I guess Qin’s position on the matter is somehow influenced by his inspiration on Oxford philosopher Nick Bostrom’s thought experiment, where the universe is a computer simulation (known as the simulation conjecture). If this is true, fundamental physical laws should reveal a universe consisting of individual units of space-time, like pixels in a video game, or even like the PSU (Planck Spherical Units) in the Generalized Holographic Model derived by Haramein to solve quantum gravity.
Regarding Qin’s comment “If we live in a simulation, our world has to be discrete,” this is partially correct. If the universe is a numerical simulation, the starting building blocks must be discrete units. But that does not mean that the opposite direction holds true, meaning that if the starting points are discrete units then the universe is a numerical simulation, and this is precisely what we address in detail in both RSF former articles (here and here). There is a beautiful and unappreciated point here: in our reality, we exchange things, so we need integers, if not, how could we exchange anything? How can I hand you a continuous apple? Or you give me a continuous flower? And nevertheless, if we went inside the apple, we could reach the Planck scale, which is 34 orders of magnitude smaller! It is as if the apple was infinite from within!

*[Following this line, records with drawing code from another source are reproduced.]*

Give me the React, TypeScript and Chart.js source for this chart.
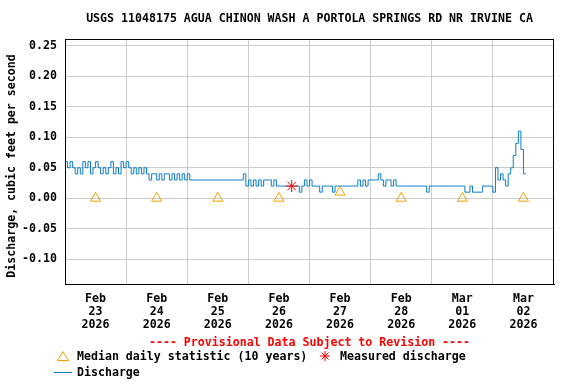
import React, { useEffect, useRef } from 'react';
import { Chart, registerables } from 'chart.js';

Chart.register(...registerables);

const TITLE = 'USGS 11048175 AGUA CHINON WASH A PORTOLA SPRINGS RD NR IRVINE CA';
const Y_TITLE = 'Discharge, cubic feet per second';
const PROVISIONAL = '---- Provisional Data Subject to Revision ----';

// Day categories (x axis labels, placed at noon of each day)
const dayMonths = ['Feb', 'Feb', 'Feb', 'Feb', 'Feb', 'Feb', 'Mar', 'Mar'];
const dayNumbers = ['23', '24', '25', '26', '27', '28', '01', '02'];
const dayYears = ['2026', '2026', '2026', '2026', '2026', '2026', '2026', '2026'];

// Y tick values
const yTicks = [-0.1, -0.05, 0, 0.05, 0.1, 0.15, 0.2, 0.25];
const Y_MIN = -0.1405;
const Y_MAX = 0.261;

// Hourly discharge values (cfs), hour 0..23 of each day
const dischargeFeb23 = [0.06, 0.05, 0.06, 0.05, 0.04, 0.05, 0.04, 0.06, 0.05, 0.06, 0.04, 0.05, 0.06, 0.05, 0.04, 0.05, 0.04, 0.05, 0.06, 0.04, 0.05, 0.04, 0.06, 0.05];
const dischargeFeb24 = [0.06, 0.05, 0.04, 0.05, 0.04, 0.05, 0.04, 0.05, 0.04, 0.03, 0.04, 0.04, 0.03, 0.04, 0.03, 0.04, 0.04, 0.03, 0.04, 0.03, 0.04, 0.03, 0.04, 0.03];
const dischargeFeb25 = [0.04, 0.03, 0.03, 0.03, 0.03, 0.03, 0.03, 0.03, 0.03, 0.03, 0.03, 0.03, 0.03, 0.03, 0.03, 0.03, 0.03, 0.03, 0.03, 0.03, 0.03, 0.03, 0.04, 0.02];
const dischargeFeb26 = [0.03, 0.02, 0.03, 0.02, 0.03, 0.02, 0.03, 0.03, 0.03, 0.02, 0.03, 0.02, 0.02, 0.02, 0.02, 0.02, 0.02, 0.02, 0.02, 0.02, 0.01, 0.02, 0.03, 0.02];
const dischargeFeb27 = [0.03, 0.02, 0.02, 0.02, 0.01, 0.02, 0.02, 0.02, 0.02, 0.01, 0.02, 0.02, 0.02, 0.02, 0.02, 0.02, 0.02, 0.02, 0.02, 0.03, 0.02, 0.03, 0.02, 0.03];
const dischargeFeb28 = [0.03, 0.03, 0.03, 0.04, 0.03, 0.02, 0.03, 0.03, 0.02, 0.03, 0.02, 0.02, 0.02, 0.02, 0.02, 0.02, 0.02, 0.02, 0.02, 0.02, 0.02, 0.02, 0.01, 0.02];
const dischargeMar01 = [0.02, 0.02, 0.02, 0.02, 0.02, 0.02, 0.02, 0.02, 0.02, 0.02, 0.02, 0.02, 0.02, 0.01, 0.01, 0.02, 0.01, 0.01, 0.01, 0.01, 0.02, 0.02, 0.02, 0.02];
const dischargeMar02 = [0.01, 0.05, 0.03, 0.04, 0.03, 0.02, 0.04, 0.05, 0.07, 0.09, 0.11, 0.08, 0.04, 0.04];

// Median daily statistic (10 years), one per day
const medianValues = [0, 0, 0, 0, 0.01, 0, 0, 0];

// Measured discharge
const measuredHour = 89; // hours since Feb 23 00:00 (Feb 26 17:00)
const measuredValue = 0.02;

const FONT_FAMILY = '"DejaVu Sans Mono", monospace';
const FONT_SIZE = 11.6;
const BLUE = '#0a7dc8';
const ORANGE = '#f5a000';
const RED = '#ff0000';

const overlayPlugin = {
  id: 'usgsOverlay',
  afterDraw(chart: any) {
    const ctx = chart.ctx as CanvasRenderingContext2D;
    const area = chart.chartArea;
    const cx = (area.left + area.right) / 2;
    ctx.save();
    // frame
    ctx.strokeStyle = '#000';
    ctx.lineWidth = 1;
    ctx.strokeRect(Math.round(area.left) + 0.5, Math.round(area.top) + 0.5,
      Math.round(area.right - area.left) - 1, Math.round(area.bottom - area.top));

    ctx.font = `bold ${FONT_SIZE}px ${FONT_FAMILY}`;
    ctx.textBaseline = 'middle';
    // title
    ctx.fillStyle = '#000';
    ctx.textAlign = 'center';
    ctx.fillText(TITLE, cx, 19);
    // y title
    ctx.save();
    ctx.translate(12, 166);
    ctx.rotate(-Math.PI / 2);
    ctx.fillText(Y_TITLE, 0, 0);
    ctx.restore();
    // provisional
    ctx.fillStyle = RED;
    ctx.fillText(PROVISIONAL, cx, 343);
    // legend
    ctx.textAlign = 'left';
    ctx.fillStyle = '#000';
    ctx.fillText('Median daily statistic (10 years)', 77, 357);
    ctx.fillText('Measured discharge', 340, 357);
    ctx.fillText('Discharge', 77, 373);
    // legend triangle
    ctx.strokeStyle = ORANGE;
    ctx.beginPath();
    ctx.moveTo(63, 351.5);
    ctx.lineTo(68.5, 360.5);
    ctx.lineTo(57.5, 360.5);
    ctx.closePath();
    ctx.stroke();
    // legend star
    ctx.strokeStyle = RED;
    const sx = 325, sy = 356, r = 5;
    ctx.beginPath();
    ctx.moveTo(sx - r, sy); ctx.lineTo(sx + r, sy);
    ctx.moveTo(sx, sy - r); ctx.lineTo(sx, sy + r);
    ctx.moveTo(sx - r * 0.7, sy - r * 0.7); ctx.lineTo(sx + r * 0.7, sy + r * 0.7);
    ctx.moveTo(sx - r * 0.7, sy + r * 0.7); ctx.lineTo(sx + r * 0.7, sy - r * 0.7);
    ctx.stroke();
    // legend line
    ctx.strokeStyle = BLUE;
    ctx.beginPath();
    ctx.moveTo(54, 372.5);
    ctx.lineTo(72, 372.5);
    ctx.stroke();
    ctx.restore();
  },
};

export default function App() {
  const canvasRef = useRef<HTMLCanvasElement | null>(null);

  useEffect(() => {
    if (!canvasRef.current) return;
    const allDischarge = [
      dischargeFeb23, dischargeFeb24, dischargeFeb25, dischargeFeb26,
      dischargeFeb27, dischargeFeb28, dischargeMar01, dischargeMar02,
    ];
    const dischargePoints: { x: number; y: number }[] = [];
    allDischarge.forEach((day, d) => {
      day.forEach((v, h) => dischargePoints.push({ x: d * 24 + h, y: v }));
    });
    const medianPoints = medianValues.map((v, i) => ({ x: i * 24 + 12, y: v }));
    const measuredPoints = [{ x: measuredHour, y: measuredValue }];
    const totalHours = dayNumbers.length * 24;

    const font = { family: FONT_FAMILY, size: FONT_SIZE, weight: 'bold' as const, lineHeight: 1.13 };

    const chart = new Chart(canvasRef.current, {
      type: 'line',
      data: {
        datasets: [
          {
            label: 'Discharge',
            data: dischargePoints,
            borderColor: BLUE,
            borderWidth: 1,
            pointRadius: 0,
            stepped: true,
            fill: false,
            order: 3,
          },
          {
            label: 'Median daily statistic (10 years)',
            data: medianPoints,
            showLine: false,
            pointStyle: 'triangle',
            pointRadius: 5.8,
            borderColor: ORANGE,
            backgroundColor: 'rgba(0,0,0,0)',
            pointBorderWidth: 1,
            order: 2,
          },
          {
            label: 'Measured discharge',
            data: measuredPoints,
            showLine: false,
            pointStyle: 'star',
            pointRadius: 6,
            borderColor: RED,
            backgroundColor: RED,
            pointBorderWidth: 1,
            order: 1,
          },
        ],
      },
      options: {
        responsive: false,
        animation: false,
        events: [],
        layout: { padding: { left: 0, right: 22, top: 39, bottom: 0 } },
        plugins: {
          legend: { display: false },
          tooltip: { enabled: false },
          title: { display: false },
        },
        scales: {
          x: {
            type: 'linear',
            min: 0,
            max: totalHours,
            afterBuildTicks: (scale: any) => {
              const t: { value: number }[] = [];
              for (let v = 0; v <= totalHours; v += 12) t.push({ value: v });
              scale.ticks = t;
            },
            afterFit: (scale: any) => {
              scale.height = 100;
            },
            ticks: {
              autoSkip: false,
              maxRotation: 0,
              minRotation: 0,
              padding: 8,
              color: '#000',
              font,
              callback: (value: any) => {
                const v = Number(value);
                if (v % 24 !== 12) return '';
                const i = (v - 12) / 24;
                return [dayMonths[i], dayNumbers[i], dayYears[i]];
              },
            },
            grid: {
              drawTicks: false,
              color: (ctx: any) => {
                const v = ctx.tick ? ctx.tick.value : 0;
                return v % 24 === 0 && v > 0 && v < totalHours ? '#cccccc' : 'rgba(0,0,0,0)';
              },
              lineWidth: 1,
            },
            border: { display: true, color: '#000' },
          },
          y: {
            type: 'linear',
            min: Y_MIN,
            max: Y_MAX,
            afterBuildTicks: (scale: any) => {
              scale.ticks = yTicks.map((v) => ({ value: v }));
            },
            afterFit: (scale: any) => {
              scale.width = 65;
            },
            ticks: {
              padding: 8,
              color: '#000',
              font,
              callback: (value: any) => Number(value).toFixed(2),
            },
            grid: {
              drawTicks: false,
              color: '#cccccc',
              lineWidth: 1,
            },
            border: { display: true, color: '#000' },
          },
        },
      },
      plugins: [overlayPlugin],
    });
    return () => chart.destroy();
  }, []);

  return (
    <div style={{ position: 'fixed', left: 0, top: 0, width: 576, height: 384, background: '#fff' }}>
      <canvas ref={canvasRef} width={576} height={384} style={{ width: 576, height: 384 }} />
    </div>
  );
}
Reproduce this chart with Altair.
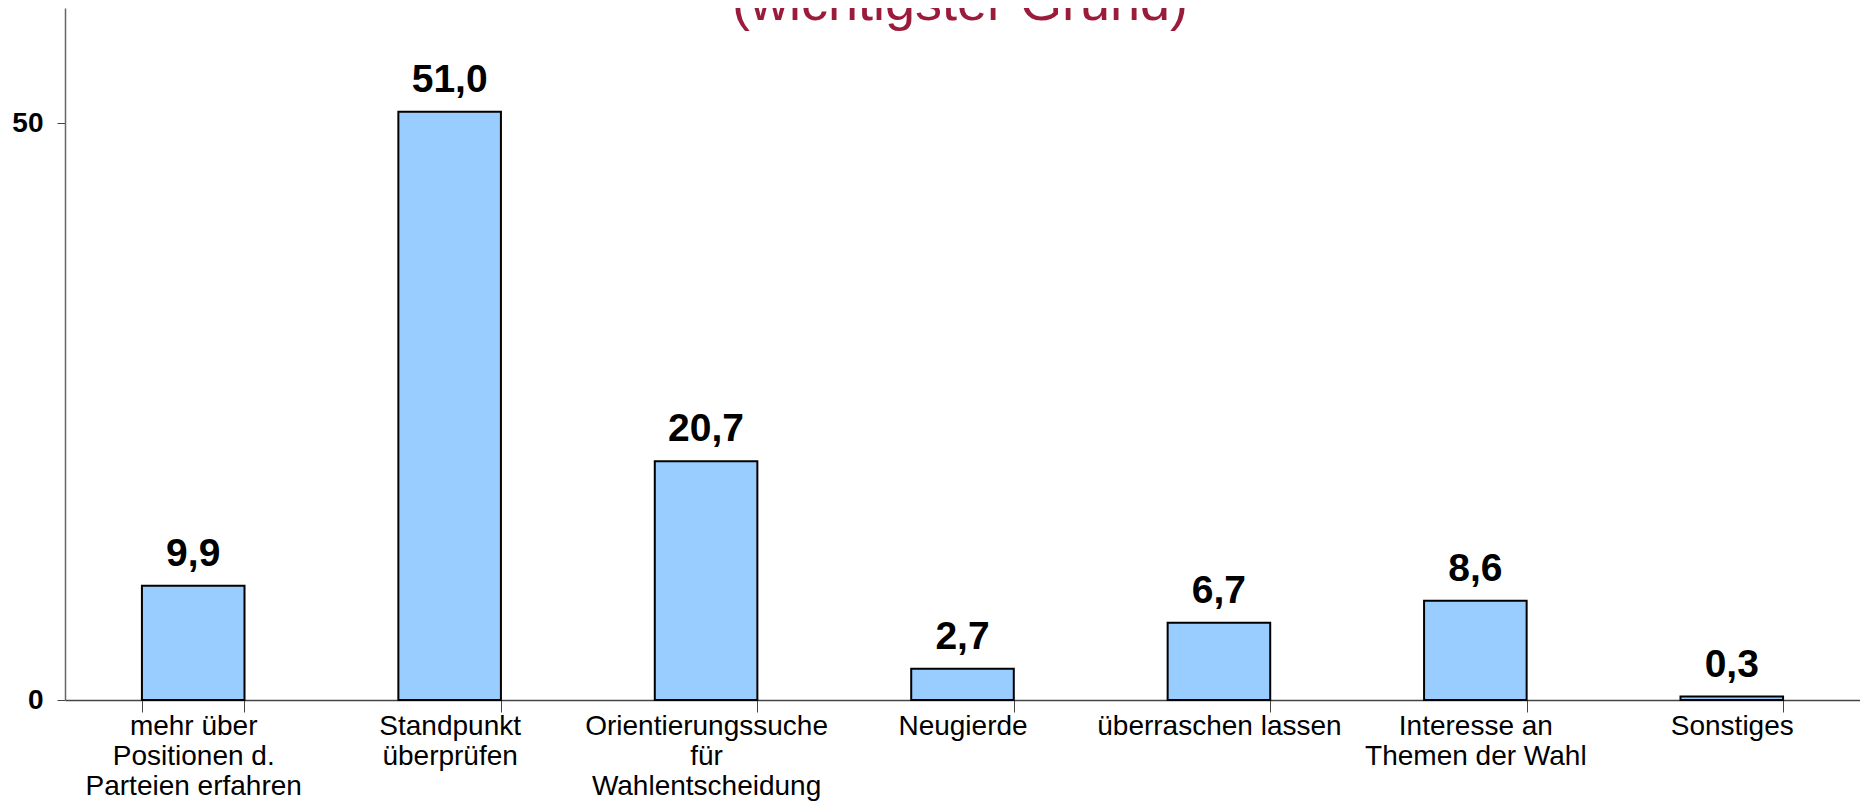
import altair as alt
import pandas as pd

categories = [
    "mehr über|Positionen d.|Parteien erfahren",
    "Standpunkt|überprüfen",
    "Orientierungssuche|für|Wahlentscheidung",
    "Neugierde",
    "überraschen lassen",
    "Interesse an|Themen der Wahl",
    "Sonstiges",
]
values = [9.9, 51.0, 20.7, 2.7, 6.7, 8.6, 0.3]
title_text = "(wichtigster Grund)"

FONT = "Liberation Sans, Arial, sans-serif"
W, H = 1795, 692

df = pd.DataFrame({"cat": categories, "val": values})

xenc = alt.X(
    "cat:N",
    sort=categories,
    title=None,
    scale=alt.Scale(paddingInner=0.6, paddingOuter=0.3),
    axis=alt.Axis(
        labelExpr="split(datum.label, '|')",
        labelAngle=0,
        labelFont=FONT,
        labelFontSize=28,
        labelColor="black",
        labelLineHeight=30,
        labelLimit=400,
        labelPadding=0,
        labelBaseline="top",
        tickBand="extent",
        tickSize=12,
        tickColor="#444444",
        domainColor="#444444",
        domainWidth=1.5,
        grid=False,
    ),
)

yenc = alt.Y(
    "val:Q",
    title=None,
    scale=alt.Scale(domain=[0, 60], nice=False),
    axis=alt.Axis(
        values=[0, 50],
        labelFont=FONT,
        labelFontSize=28,
        labelFontWeight="bold",
        labelColor="black",
        labelPadding=14,
        tickSize=8,
        tickColor="#444444",
        domainColor="#666666",
        domainWidth=1.5,
        grid=False,
    ),
)

bars = alt.Chart(df).mark_bar(
    fill="#99CCFF", stroke="black", strokeWidth=2
).encode(x=xenc, y=yenc)

labels = alt.Chart(df).transform_calculate(
    lab="replace(format(datum.val, '.1f'), '.', ',')"
).mark_text(
    font=FONT, fontSize=39, fontWeight="bold", color="black",
    baseline="alphabetic", dy=-20
).encode(x=alt.X("cat:N", sort=categories), y="val:Q", text="lab:N")

title = alt.Chart(pd.DataFrame({"t": [title_text]})).mark_text(
    font=FONT, fontSize=54, color="#9B1B3B", baseline="alphabetic", align="center"
).encode(text="t:N", x=alt.value(895), y=alt.value(12))

chart = alt.layer(bars, labels, title).properties(
    width=W, height=H,
    autosize=alt.AutoSizeParams(type="none"),
    padding={"left": 57, "top": 0, "right": 0, "bottom": 104},
).configure_view(stroke=None)

chart.save("out.html", embed_options={"renderer": "svg", "actions": False})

Discreteness (as opposite to continuous) is necessary if we have exchange of information (or energy), and to have exchange, we need differentiation between parts, i.e., a certain degree or level of separation. Ironically, if we trace the origin of the discreteness of this energy exchange, we go all the way into the deepest level in mass, we reach the Planck scale and the famous Einstein-Planck relation E = hf, where E is energy, h is Planck constant, and f is the frequency of the oscillating particle. Curiously enough, the energy exchange of such oscillator can only happen in integer amounts of hf, hence the word quantization, meaning that I am counting the integer amounts of hf exchanged. It is ironic that it is precisely this quantization (which is not proper to matter, but to space, as this work from Qin hints, and that of Haramein explains accurately) what could make the scientific community believe that we live in a numerical simulation!
“What I’m doing is replacing this model (the physics equation) with a type of black box that can produce accurate predictions without using a traditional theory or law.” – Hong Qin.
As Qin explains, the payoff is that the network learned the laws of planetary motion after witnessing very few training examples; his code really ‘learns’ the laws of physics, and in this sense the technique could also lead to the development of a traditional physical theory.
Qin’s collaborator, Palmerduca, says here, “While in some sense this method precludes the need of such a theory, it can also be viewed as a path toward one. When you’re trying to deduce a theory, you’d like to have as much data at your disposal as possible. If you’re given some data, you can use machine learning to fill in gaps in that data or otherwise expand the data set.”
Meanwhile, Vanchurin’s proposal applies the methods of statistical mechanics to study the behavior of neural networks, and he found that in certain limits the learning (or training) dynamics of neural networks is very similar to the quantum dynamics. He starts with a precise model of neural networks to study the behavior of the network up to the limit of a large number of neurons that is somehow mimicking the pass from a state of quasi equilibrium (a quantum state), to a state far from equilibrium (a classical state). And this is precisely how the world around us seems to works, and his model too. Additionally, we know that the quantum scale works for the very small scales, while relativity works for the very large scale, so his model could address this issue as well, connecting them “fluidly”.
Due to the success that quantum physics has had in many regimes and given the fact that the very big is composed of the very small, most physicist would agree that quantum mechanics is the main theory and everything else emerges from it. Vanchurin considers a different approach: that a microscopic neural network is the fundamental structure and everything else, i.e., quantum mechanics, general relativity, and macroscopic observers, emerges from it. And the main reason for it, comes from the fact that neural networks are extremely efficient to achieve emergent properties.
It is not clear how emergent properties would rise from Qin’s model, seems like both proposals could complement each other, and a combination of both could give rise to the so-called grand unification theory, though it may take a considerable amount of time to reach that stage. It is also not clear how both models, Qin’s and Vanchurin’s, could provide a comprehensible coherent unification theory relying on physics equations describing mechanism and processes (as we are used to in current physics) if they are both black boxes.
The good news is that with the Generalized Holographic model, we are already there!
RSF in Perspective
Regarding the example of an apple as a finite exchangeable object, here is where the magic comes into play … the space between objects or the separation between objects can be interpreted as a discontinuity in space. These objects disrupt the continuity of space, as if they emerged from a division of space. Additionally, even in a vacuum, the space between objects is not just dividing; it is also connecting since it is filled with EM oscillations (the quantum vacuum fluctuations) which we know have macroscopic effects, as proved so many times through the Casimir effect, such as proposed here.
Therefore, instead of trying to see how far the division in matter goes (like colliding particles to reach the smallest or most fundamental), Haramein’s intuition says we should look instead for the fundamental patter of division of space. This is what he achieves with the fundamental holographic surface-to-volume ratio Φ. This solution to quantum gravity that allowed to compute the proton charge radius within experimental accuracy (while the Standard model is off by 4%) has further implications for this pattern of division of space, having to do with fractalization of space, emergence of mass, forces, and fields. His latest paper, entitled Scale invariant Unification of forces, fields and particles, in a quantum vacuum plasma (to be published soon) will provide us a meaningful unifying theory, instead of the black box theory.